What’s the strangest thing you have ever had to research for your book?
Tagging freight trains with spray paint. There are whole forums on the internet about this, did you know?
What’s something you’re really good at that few people know about?
I’m pretty good at rolling around on roller skates and knocking people down with my rear end. I was in roller derby for a little while. My derby name was “Flash Hottie”. That’s when I learned to love my not-so-secret weapon.
Where did your love of books come from?
I was born into a reading family. I had no choice. We all lived for books, for stories. I learned to read almost at the same time as I was learning to walk.
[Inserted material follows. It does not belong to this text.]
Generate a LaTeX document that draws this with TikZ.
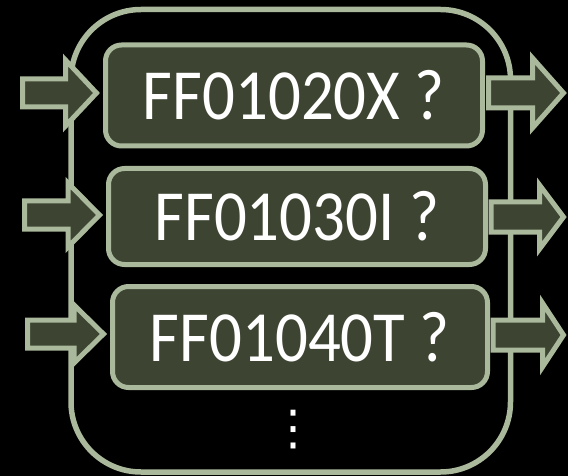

How long have you been writing?
No idea. Before my memory.
What advice would you give to your younger self?
Don’t let your parents shame you out of writing fan fiction. Find some fanfic communities to hang out in. They’ll teach you how to write plot, and how to please the reader.
What would the main character in your book have to say about you?
“Girlfriend, you need to learn how to use makeup STAT!”
Who are your favourite authors, and why?
Terry Pratchett, Georgette Heyer, Barry Hughart, Jennifer Crusie, Rex Stout, PG Wodehouse. They all write humor, they’re all really smart, and their characters have big hearts.
What’s the best thing about being an indie author?
Control. All authors are control freaks. Indie authors get to indulge their OCD to the max. This also explains how little hair we have.